Releasing CO2 here AND burning fossil fuels in cars REALLY emits a lot of carbon into the air. Sequester the CO2 from here to make synthetic fuels with solar electrolysis hydrogen. That would reduce carbon emissions, instead of CO2 here AND tailpipes, there is only tailpipes.


I'm not sure which is more efficient:  the diesel running on DME, or the Otto running on MeOH.  Both are roughly equivalent based on the energy burden of CO2 capture from air and hydrogen production.  What I do know is that the ultrasupercharged Otto-cycle engine can achieve roughly 3x the power density of the diesel, and likely much-reduced mechanical losses.


The new Canadian government will soon join BC, Ontario and Quebec provinces with the application of a progressive (variable) national carbon tax or fee.

The ideal would be a Federal variable carbon tax based on the real GHG and pollution produced in each province; if impossible to do, let the provinces handle it.

Of course, Alberta's pollution taxes should be the highest. The local provincial sale taxes may have to be reintroduced to do it.

Since GHG travel across provincial borders, some kind of compensation mechanism may have to be introduced.

In the very near term, the Paris meeting and China's (North-East) current extremely high air pollution level may help to drive changes.



The interesting thing about a carbon tax is that I suspect it will have a bigger impact on electricity than transportation since oil is generally so much more expensive than coal or gas.

100 dollars per tonne would cost me an extra $400 for gasoline (2000 liters) and $630 for electricity (7000 kwh). That would probably be a pretty strong incentive to look for alternatives, especially in electricity.

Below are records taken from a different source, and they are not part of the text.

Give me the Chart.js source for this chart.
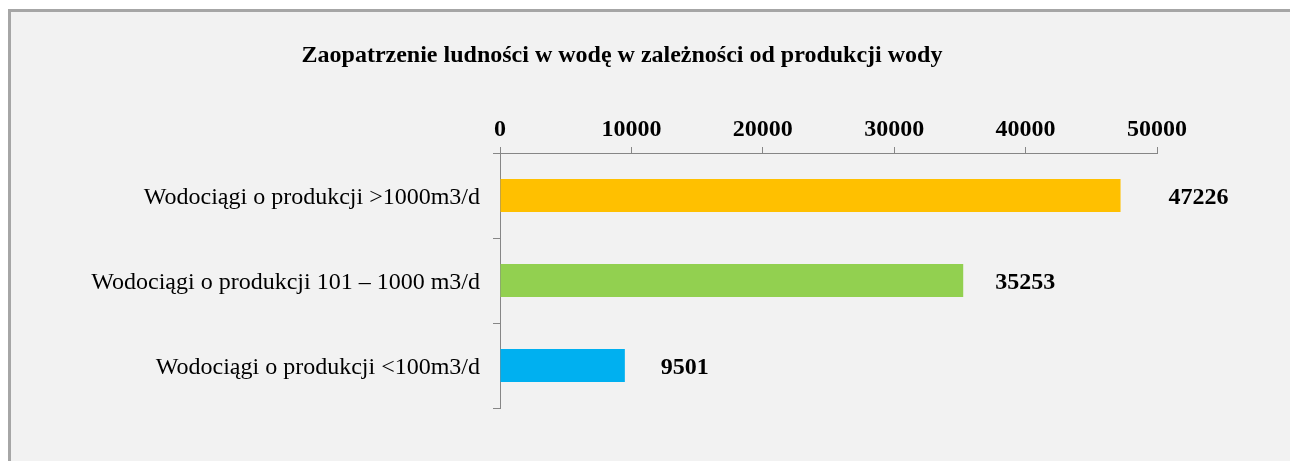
<!DOCTYPE html>
<html><head><meta charset="utf-8">
<script src="https://cdn.jsdelivr.net/npm/chart.js@4.4.1/dist/chart.umd.min.js"></script>
<style>
html,body{margin:0;padding:0;background:#fff;width:1290px;height:461px;overflow:hidden;}
#frame{position:absolute;left:8px;top:9px;width:1282px;height:452px;background:#f2f2f2;border-top:3px solid #a6a6a6;border-left:3px solid #a6a6a6;box-sizing:border-box;}
#wrap{position:absolute;left:0;top:0;width:1290px;height:461px;}
</style></head><body>
<div id="frame"></div>
<div id="wrap"><canvas id="c" width="1290" height="461"></canvas></div>
<script>
const chartTitle = 'Zaopatrzenie ludności w wodę w zależności od produkcji wody';
const categories = ['Wodociągi o produkcji >1000m3/d', 'Wodociągi o produkcji 101 – 1000 m3/d', 'Wodociągi o produkcji <100m3/d'];
const values = [47226, 35253, 9501];
const barColors = ['#FFC000', '#92D050', '#00B0F0'];
const xMin = 0, xMax = 50000, xStep = 10000;

const FONT = '"Liberation Serif", "Times New Roman", serif';
const AXIS = '#868686';

const overlay = {
  id: 'overlay',
  afterDatasetsDraw(chart, args, opts) {
    const ctx = chart.ctx;
    const meta = chart.getDatasetMeta(0);
    ctx.save();
    ctx.fillStyle = '#000';
    ctx.font = 'bold 24px ' + FONT;
    ctx.textAlign = 'left';
    ctx.textBaseline = 'middle';
    meta.data.forEach((bar, i) => {
      ctx.fillText(String(values[i]), bar.x + opts.gaps[i], bar.y + opts.dy);
    });
    ctx.textAlign = 'center';
    ctx.textBaseline = 'alphabetic';
    ctx.fillText(chartTitle, opts.titleX, opts.titleY);
    ctx.restore();
  }
};

new Chart(document.getElementById('c'), {
  type: 'bar',
  data: {
    labels: categories,
    datasets: [{
      data: values,
      backgroundColor: barColors,
      borderWidth: 0,
      barPercentage: 0.39,
      categoryPercentage: 1
    }]
  },
  options: {
    indexAxis: 'y',
    responsive: false,
    devicePixelRatio: 1,
    animation: false,
    layout: { padding: { left: 0, top: 0, right: 133, bottom: 53 } },
    plugins: {
      legend: { display: false },
      tooltip: { enabled: false },
      title: { display: false },
      overlay: { gaps: [48, 32, 36], dy: 2, titleX: 622, titleY: 62 }
    },
    scales: {
      x: {
        position: 'top',
        min: xMin, max: xMax,
        afterFit(s) { s.height = 153; },
        ticks: { stepSize: xStep, color: '#000', font: { family: FONT, size: 24, weight: 'bold' }, padding: 3, maxRotation: 0,
                 callback: (v) => String(v) },
        grid: { drawOnChartArea: false, tickLength: 6, color: AXIS, lineWidth: 1 },
        border: { display: true, color: AXIS, width: 1 }
      },
      y: {
        afterFit(s) { s.width = 500; },
        ticks: { color: '#000', font: { family: FONT, size: 24 }, padding: 13, labelOffset: 2 },
        grid: { offset: true, drawOnChartArea: false, tickLength: 7, color: AXIS, lineWidth: 1 },
        border: { display: true, color: AXIS, width: 1 }
      }
    }
  },
  plugins: [overlay]
});
</script>
</body></html>
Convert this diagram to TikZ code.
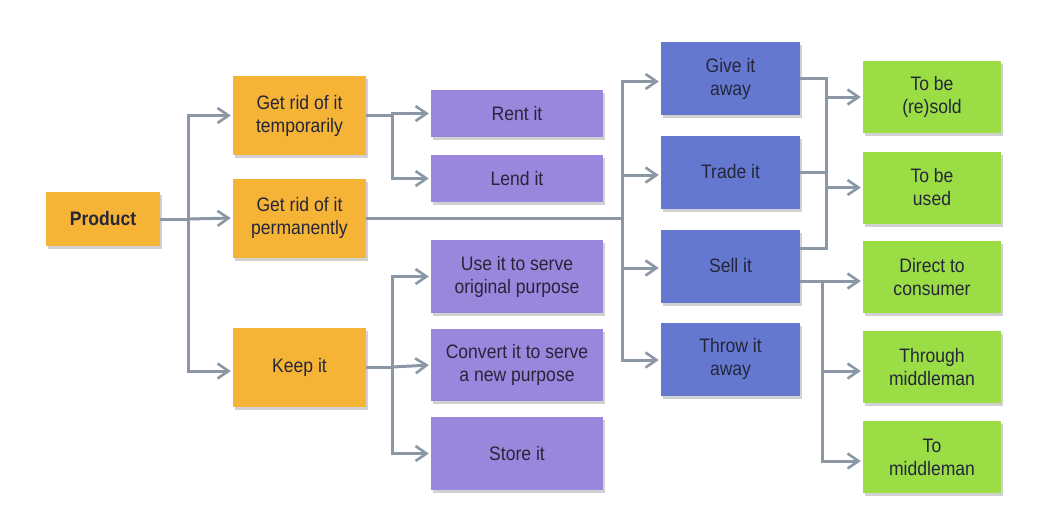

I'm pretty sure $100 per tonne is highly improbable though.


The dipping point may be a bit below $100/tonne to convince the majority to generate, store and use cleaner electricity sources.

There are enough unharnessed clean Hydro-Wind-Solar energies in Canada and USA (and in many other places) to generate all the clean electricity required, as long as we exist.

The Russian and Alaskan Tundra has started to crack very badly. Canada's will be next? The methane released could make matters worst very quickly?